Grand-avuncularité

J’ai déjà évoqué ici mes seize oncles et tantes, quatorze paternels et deux maternels, mais je n’ose vous les infliger encore. Les oncles et tantes, on n’y peut rien : ce n’est pas une collection qu’on fait et qui se montre ; plutôt un héritage, une richesse dont on peut être fier comme d’un vicomtat, d’une chevalière armoriée ou d’un nom à particules multiples, mais dont l’usage veut qu’on ne parle point.

Passons donc directement aux grands-oncles et aux grands-tantes.

Cela se fait tout à fait, en société. Lors d’un dîner, untel parle du gecko entré dans sa chambre provençale, tel autre du papillon précoce apparu dès février, exhumez un grand-oncle. Tout le monde en a, ce qui rend les anecdotes vraisemblables ; mais personne n’en connaît vraiment, ce qui leur donne le prix du mystère.

Ceux qu’on avait pu croiser impressionnaient par leur prénom suranné, leur odeur surprenante et l’affirmation qu’on avait sauté sur leurs genoux. Surtout, c’étaient des frères ou des sœurs du grand-père ou de la grand-mère, ce qui suggérait une époque où les grands-parents étaient suffisamment jeunes pour avoir un petit frère comme j’avais Ludovic, une époque indéfinissable qu’on essayait vainement de situer, quelque part entre les dinosaures et les peintures rupestres, peut-être sous René Coty.

Ils avaient des occupations formidables : la grand-tante Léone passait l’été dans son appartement de Cagnes-sur-Mer ; le grand-oncle Bébert était bouilleur de cru ; je soupçonne la Didile d’avoir vécu avec la Zézette.

Un grand-oncle et une grand-tante ont tenu la Coop de Bruère-Allichamps. On était allés les voir une fois et j’ai le souvenir d’une caverne d’Ali Baba avec vue sur la colonne miliaire qui marque le centre de la France. J’aurais juré que ce grand-oncle, le frère de mon grand-père Jean, m’avait offert une paille puisée dans son inventaire. Mais on m’affirme que je confonds avec la visite rendue à un cousin de ma mère qui tenait un bistrot dans l’Allier.

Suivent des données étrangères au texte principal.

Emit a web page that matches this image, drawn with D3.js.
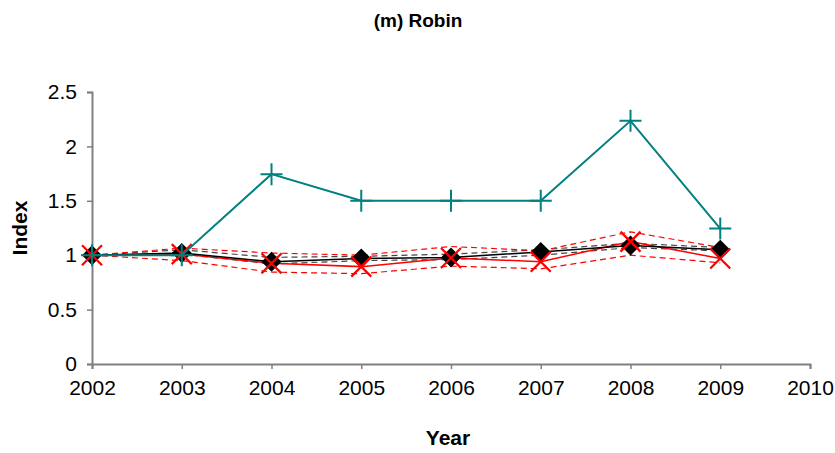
<!DOCTYPE html>
<html>
<head>
<meta charset="utf-8">
<script src="https://cdn.jsdelivr.net/npm/d3@7"></script>
<style>
  body { margin: 0; background: #fff; }
  text { font-family: "Liberation Sans", Arial, sans-serif; }
</style>
</head>
<body>
<div id="chart"></div>
<script>
// data
var years = [2002, 2003, 2004, 2005, 2006, 2007, 2008, 2009];
var xTicks = [2002, 2003, 2004, 2005, 2006, 2007, 2008, 2009, 2010];
var yTicks = [0, 0.5, 1, 1.5, 2, 2.5];

var teal = [1, 1, 1.745, 1.5, 1.5, 1.5, 2.235, 1.245];
var blackMean = [1, 1.02, 0.94, 0.97, 0.98, 1.03, 1.09, 1.05];
var blackUpper = [1, 1.05, 0.98, 0.99, 1.01, 1.05, 1.11, 1.07];
var blackLower = [1, 1.01, 0.92, 0.95, 0.96, 1.0, 1.07, 1.04];
var redMean = [1, 1.01, 0.925, 0.895, 0.975, 0.94, 1.125, 0.97];
var redUpper = [1, 1.065, 1.02, 1.0, 1.08, 1.04, 1.215, 1.07];
var redLower = [1, 0.95, 0.845, 0.83, 0.9, 0.875, 1.0, 0.93];

var W = 835, H = 453;

var svg = d3.select("#chart").append("svg")
  .attr("width", W).attr("height", H);

var x = d3.scaleLinear().domain([2002, 2010]).range([92, 810]);
var y = d3.scaleLinear().domain([0, 2.5]).range([364, 92]);

// axes
var xAxis = svg.append("g")
  .attr("transform", "translate(0,364)")
  .call(d3.axisBottom(x).tickValues(xTicks).tickFormat(d3.format("d")).tickSize(5).tickPadding(11));
var yAxis = svg.append("g")
  .attr("transform", "translate(92,0)")
  .call(d3.axisLeft(y).tickValues(yTicks).tickFormat(function(d){ return d; }).tickSize(5).tickPadding(10));

[xAxis, yAxis].forEach(function(a) {
  a.select(".domain").attr("stroke", "#808080").attr("stroke-width", 2);
  a.selectAll(".tick line").attr("stroke", "#808080").attr("stroke-width", 1.5);
  a.selectAll(".tick text").attr("fill", "#000").style("font-size", "21px");
});

// titles
svg.append("text").attr("x", 418).attr("y", 27).attr("text-anchor", "middle")
  .style("font-size", "19px").style("font-weight", "bold").text("(m) Robin");
svg.append("text").attr("x", 448).attr("y", 445).attr("text-anchor", "middle")
  .style("font-size", "21px").style("font-weight", "bold").text("Year");
svg.append("text").attr("transform", "translate(27,228) rotate(-90)").attr("text-anchor", "middle")
  .style("font-size", "21px").style("font-weight", "bold").text("Index");

var line = function(vals) {
  return d3.line().x(function(d, i) { return x(years[i]); }).y(function(d) { return y(d); })(vals);
};

// dashed limits
[[blackUpper, "#444"], [blackLower, "#444"], [redUpper, "#ff0000"], [redLower, "#ff0000"]].forEach(function(s) {
  svg.append("path").attr("d", line(s[0])).attr("fill", "none")
    .attr("stroke", s[1]).attr("stroke-width", 1.2).attr("stroke-dasharray", "6,4");
});

// solid lines
svg.append("path").attr("d", line(redMean)).attr("fill", "none").attr("stroke", "#ff0000").attr("stroke-width", 1.5);
svg.append("path").attr("d", line(blackMean)).attr("fill", "none").attr("stroke", "#000").attr("stroke-width", 1.5);

// diamonds
svg.append("g").selectAll("path").data(blackMean).enter().append("path")
  .attr("transform", function(d, i) { return "translate(" + x(years[i]) + "," + y(d) + ")"; })
  .attr("d", "M0,-10L10,0L0,10L-10,0Z").attr("fill", "#000");

// crosses
svg.append("g").selectAll("path").data(redMean).enter().append("path")
  .attr("transform", function(d, i) { return "translate(" + x(years[i]) + "," + y(d) + ")"; })
  .attr("d", "M-10,-10L10,10M10,-10L-10,10").attr("stroke", "#ff0000").attr("stroke-width", 2.2).attr("fill", "none");

// teal series
svg.append("path").attr("d", line(teal)).attr("fill", "none").attr("stroke", "#008080").attr("stroke-width", 2);
svg.append("g").selectAll("path").data(teal).enter().append("path")
  .attr("transform", function(d, i) { return "translate(" + x(years[i]) + "," + y(d) + ")"; })
  .attr("d", "M-11,0L11,0M0,-11L0,11").attr("stroke", "#008080").attr("stroke-width", 2).attr("fill", "none");
</script>
</body>
</html>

Et le plan de Bruère prétend que la Coop ne fait pas face à la Colonne. Qu’importe !

Ma mère, dont la passion pour la rubrique nécrologique occupe la retraite, m’a appris que le grand-oncle-et-la-grand-tante-de-la-Coop-de-Bruère étaient morts – lui, il y a quinze ans ; elle, la semaine dernière. Je n’ai pas osé demander comment allaient Bébert et son alambic.